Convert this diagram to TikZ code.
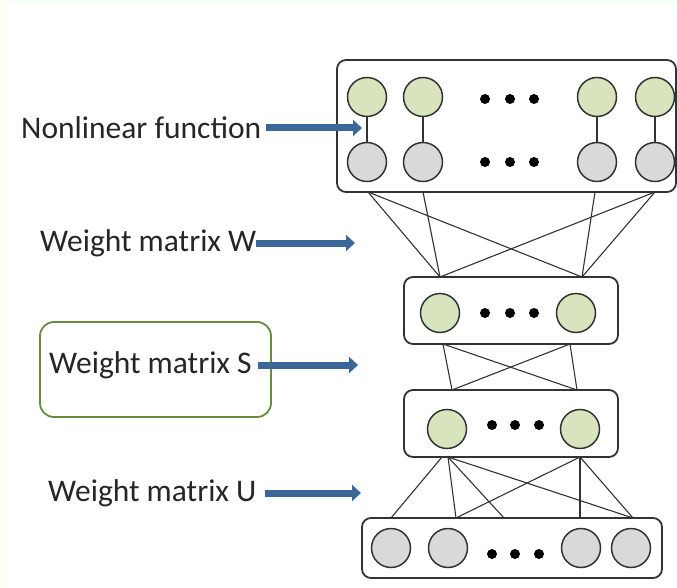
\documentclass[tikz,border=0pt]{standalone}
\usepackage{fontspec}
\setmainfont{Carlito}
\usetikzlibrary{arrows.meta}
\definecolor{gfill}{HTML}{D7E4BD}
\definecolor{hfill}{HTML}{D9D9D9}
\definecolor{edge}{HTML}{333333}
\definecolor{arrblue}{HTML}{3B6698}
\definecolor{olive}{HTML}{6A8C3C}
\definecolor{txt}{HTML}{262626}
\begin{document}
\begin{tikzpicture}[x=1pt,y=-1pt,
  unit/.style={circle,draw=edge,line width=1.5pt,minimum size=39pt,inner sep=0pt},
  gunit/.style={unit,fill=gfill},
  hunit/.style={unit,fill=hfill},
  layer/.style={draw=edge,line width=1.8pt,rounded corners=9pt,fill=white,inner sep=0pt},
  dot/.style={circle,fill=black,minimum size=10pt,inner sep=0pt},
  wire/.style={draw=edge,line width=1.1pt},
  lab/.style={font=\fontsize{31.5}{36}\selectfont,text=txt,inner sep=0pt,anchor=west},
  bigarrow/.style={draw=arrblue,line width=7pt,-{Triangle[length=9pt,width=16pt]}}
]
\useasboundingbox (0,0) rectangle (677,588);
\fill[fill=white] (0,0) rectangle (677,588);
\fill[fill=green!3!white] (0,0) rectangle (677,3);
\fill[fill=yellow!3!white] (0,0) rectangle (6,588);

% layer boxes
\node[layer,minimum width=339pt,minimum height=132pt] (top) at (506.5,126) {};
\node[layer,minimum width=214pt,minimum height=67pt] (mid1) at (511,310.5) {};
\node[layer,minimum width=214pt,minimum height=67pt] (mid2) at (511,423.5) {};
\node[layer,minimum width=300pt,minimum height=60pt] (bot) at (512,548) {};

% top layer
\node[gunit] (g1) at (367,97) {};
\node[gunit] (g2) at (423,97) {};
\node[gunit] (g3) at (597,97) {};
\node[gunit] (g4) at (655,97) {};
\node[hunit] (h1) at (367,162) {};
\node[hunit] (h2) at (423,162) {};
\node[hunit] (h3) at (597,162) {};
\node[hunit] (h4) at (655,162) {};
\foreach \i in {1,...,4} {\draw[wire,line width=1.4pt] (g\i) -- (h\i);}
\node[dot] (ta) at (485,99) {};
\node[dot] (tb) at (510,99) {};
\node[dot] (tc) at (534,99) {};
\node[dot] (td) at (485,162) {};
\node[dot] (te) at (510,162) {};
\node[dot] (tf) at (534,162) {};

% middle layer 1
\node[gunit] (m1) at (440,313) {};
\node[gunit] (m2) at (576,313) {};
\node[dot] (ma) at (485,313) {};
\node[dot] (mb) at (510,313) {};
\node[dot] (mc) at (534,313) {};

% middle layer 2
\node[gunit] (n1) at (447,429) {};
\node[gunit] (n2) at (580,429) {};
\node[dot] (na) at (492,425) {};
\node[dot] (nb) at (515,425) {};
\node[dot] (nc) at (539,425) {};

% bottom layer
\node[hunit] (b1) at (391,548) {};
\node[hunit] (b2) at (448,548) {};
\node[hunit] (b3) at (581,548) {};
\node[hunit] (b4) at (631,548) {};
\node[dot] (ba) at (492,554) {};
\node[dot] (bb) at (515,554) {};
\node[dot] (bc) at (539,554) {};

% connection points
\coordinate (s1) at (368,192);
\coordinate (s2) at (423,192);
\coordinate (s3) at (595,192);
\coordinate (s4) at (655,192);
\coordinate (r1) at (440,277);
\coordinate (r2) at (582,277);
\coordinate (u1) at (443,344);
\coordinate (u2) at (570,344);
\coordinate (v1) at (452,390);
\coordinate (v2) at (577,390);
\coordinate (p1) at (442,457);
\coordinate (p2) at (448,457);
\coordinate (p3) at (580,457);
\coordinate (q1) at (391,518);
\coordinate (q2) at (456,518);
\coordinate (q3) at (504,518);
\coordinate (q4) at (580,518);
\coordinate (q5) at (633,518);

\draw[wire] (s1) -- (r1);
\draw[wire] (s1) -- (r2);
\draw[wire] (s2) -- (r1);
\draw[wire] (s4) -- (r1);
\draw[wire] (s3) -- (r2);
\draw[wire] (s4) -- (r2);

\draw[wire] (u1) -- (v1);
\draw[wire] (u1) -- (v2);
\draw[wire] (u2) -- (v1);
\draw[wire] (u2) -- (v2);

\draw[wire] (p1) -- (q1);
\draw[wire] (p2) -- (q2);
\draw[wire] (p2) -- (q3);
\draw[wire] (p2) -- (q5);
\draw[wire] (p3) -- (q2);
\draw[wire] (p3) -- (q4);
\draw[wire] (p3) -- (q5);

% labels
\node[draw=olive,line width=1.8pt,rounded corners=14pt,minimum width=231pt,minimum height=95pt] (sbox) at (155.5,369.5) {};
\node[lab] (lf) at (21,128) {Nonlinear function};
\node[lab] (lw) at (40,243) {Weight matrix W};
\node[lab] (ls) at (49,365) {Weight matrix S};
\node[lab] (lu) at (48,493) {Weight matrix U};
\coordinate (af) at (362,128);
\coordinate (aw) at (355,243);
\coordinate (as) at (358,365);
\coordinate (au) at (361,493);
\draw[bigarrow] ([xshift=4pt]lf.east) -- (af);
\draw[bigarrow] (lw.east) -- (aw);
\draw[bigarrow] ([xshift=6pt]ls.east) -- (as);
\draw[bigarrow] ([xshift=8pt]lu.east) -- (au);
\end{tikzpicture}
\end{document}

++++

→ **Written exercise**: Your copy of the data should match it exactly, except that pictures are left out.

→ **Exercise result**:
Convert this diagram to TikZ code.
\documentclass[tikz,border=0pt]{standalone}
\usepackage{fontspec}
\setmainfont{Carlito}
\usetikzlibrary{arrows.meta}
\definecolor{gfill}{HTML}{D7E4BD}
\definecolor{hfill}{HTML}{D9D9D9}
\definecolor{edge}{HTML}{333333}
\definecolor{arrblue}{HTML}{3B6698}
\definecolor{olive}{HTML}{6A8C3C}
\definecolor{txt}{HTML}{262626}
\begin{document}
\begin{tikzpicture}[x=1pt,y=-1pt,
  unit/.style={circle,draw=edge,line width=1.5pt,minimum size=39pt,inner sep=0pt},
  gunit/.style={unit,fill=gfill},
  hunit/.style={unit,fill=hfill},
  layer/.style={draw=edge,line width=1.8pt,rounded corners=9pt,fill=white,inner sep=0pt},
  dot/.style={circle,fill=black,minimum size=10pt,inner sep=0pt},
  wire/.style={draw=edge,line width=1.1pt},
  lab/.style={font=\fontsize{31.5}{36}\selectfont,text=txt,inner sep=0pt,anchor=west},
  bigarrow/.style={draw=arrblue,line width=7pt,-{Triangle[length=9pt,width=16pt]}}
]
\useasboundingbox (0,0) rectangle (677,588);
\fill[fill=white] (0,0) rectangle (677,588);
\fill[fill=green!3!white] (0,0) rectangle (677,3);
\fill[fill=yellow!3!white] (0,0) rectangle (6,588);

% layer boxes
\node[layer,minimum width=339pt,minimum height=132pt] (top) at (506.5,126) {};
\node[layer,minimum width=214pt,minimum height=67pt] (mid1) at (511,310.5) {};
\node[layer,minimum width=214pt,minimum height=67pt] (mid2) at (511,423.5) {};
\node[layer,minimum width=300pt,minimum height=60pt] (bot) at (512,548) {};

% top layer
\node[gunit] (g1) at (367,97) {};
\node[gunit] (g2) at (423,97) {};
\node[gunit] (g3) at (597,97) {};
\node[gunit] (g4) at (655,97) {};
\node[hunit] (h1) at (367,162) {};
\node[hunit] (h2) at (423,162) {};
\node[hunit] (h3) at (597,162) {};
\node[hunit] (h4) at (655,162) {};
\foreach \i in {1,...,4} {\draw[wire,line width=1.4pt] (g\i) -- (h\i);}
\node[dot] (ta) at (485,99) {};
\node[dot] (tb) at (510,99) {};
\node[dot] (tc) at (534,99) {};
\node[dot] (td) at (485,162) {};
\node[dot] (te) at (510,162) {};
\node[dot] (tf) at (534,162) {};

% middle layer 1
\node[gunit] (m1) at (440,313) {};
\node[gunit] (m2) at (576,313) {};
\node[dot] (ma) at (485,313) {};
\node[dot] (mb) at (510,313) {};
\node[dot] (mc) at (534,313) {};

% middle layer 2
\node[gunit] (n1) at (447,429) {};
\node[gunit] (n2) at (580,429) {};
\node[dot] (na) at (492,425) {};
\node[dot] (nb) at (515,425) {};
\node[dot] (nc) at (539,425) {};

% bottom layer
\node[hunit] (b1) at (391,548) {};
\node[hunit] (b2) at (448,548) {};
\node[hunit] (b3) at (581,548) {};
\node[hunit] (b4) at (631,548) {};
\node[dot] (ba) at (492,554) {};
\node[dot] (bb) at (515,554) {};
\node[dot] (bc) at (539,554) {};

% connection points
\coordinate (s1) at (368,192);
\coordinate (s2) at (423,192);
\coordinate (s3) at (595,192);
\coordinate (s4) at (655,192);
\coordinate (r1) at (440,277);
\coordinate (r2) at (582,277);
\coordinate (u1) at (443,344);
\coordinate (u2) at (570,344);
\coordinate (v1) at (452,390);
\coordinate (v2) at (577,390);
\coordinate (p1) at (442,457);
\coordinate (p2) at (448,457);
\coordinate (p3) at (580,457);
\coordinate (q1) at (391,518);
\coordinate (q2) at (456,518);
\coordinate (q3) at (504,518);
\coordinate (q4) at (580,518);
\coordinate (q5) at (633,518);

\draw[wire] (s1) -- (r1);
\draw[wire] (s1) -- (r2);
\draw[wire] (s2) -- (r1);
\draw[wire] (s4) -- (r1);
\draw[wire] (s3) -- (r2);
\draw[wire] (s4) -- (r2);

\draw[wire] (u1) -- (v1);
\draw[wire] (u1) -- (v2);
\draw[wire] (u2) -- (v1);
\draw[wire] (u2) -- (v2);

\draw[wire] (p1) -- (q1);
\draw[wire] (p2) -- (q2);
\draw[wire] (p2) -- (q3);
\draw[wire] (p2) -- (q5);
\draw[wire] (p3) -- (q2);
\draw[wire] (p3) -- (q4);
\draw[wire] (p3) -- (q5);

% labels
\node[draw=olive,line width=1.8pt,rounded corners=14pt,minimum width=231pt,minimum height=95pt] (sbox) at (155.5,369.5) {};
\node[lab] (lf) at (21,128) {Nonlinear function};
\node[lab] (lw) at (40,243) {Weight matrix W};
\node[lab] (ls) at (49,365) {Weight matrix S};
\node[lab] (lu) at (48,493) {Weight matrix U};
\coordinate (af) at (362,128);
\coordinate (aw) at (355,243);
\coordinate (as) at (358,365);
\coordinate (au) at (361,493);
\draw[bigarrow] ([xshift=4pt]lf.east) -- (af);
\draw[bigarrow] (lw.east) -- (aw);
\draw[bigarrow] ([xshift=6pt]ls.east) -- (as);
\draw[bigarrow] ([xshift=8pt]lu.east) -- (au);
\end{tikzpicture}
\end{document}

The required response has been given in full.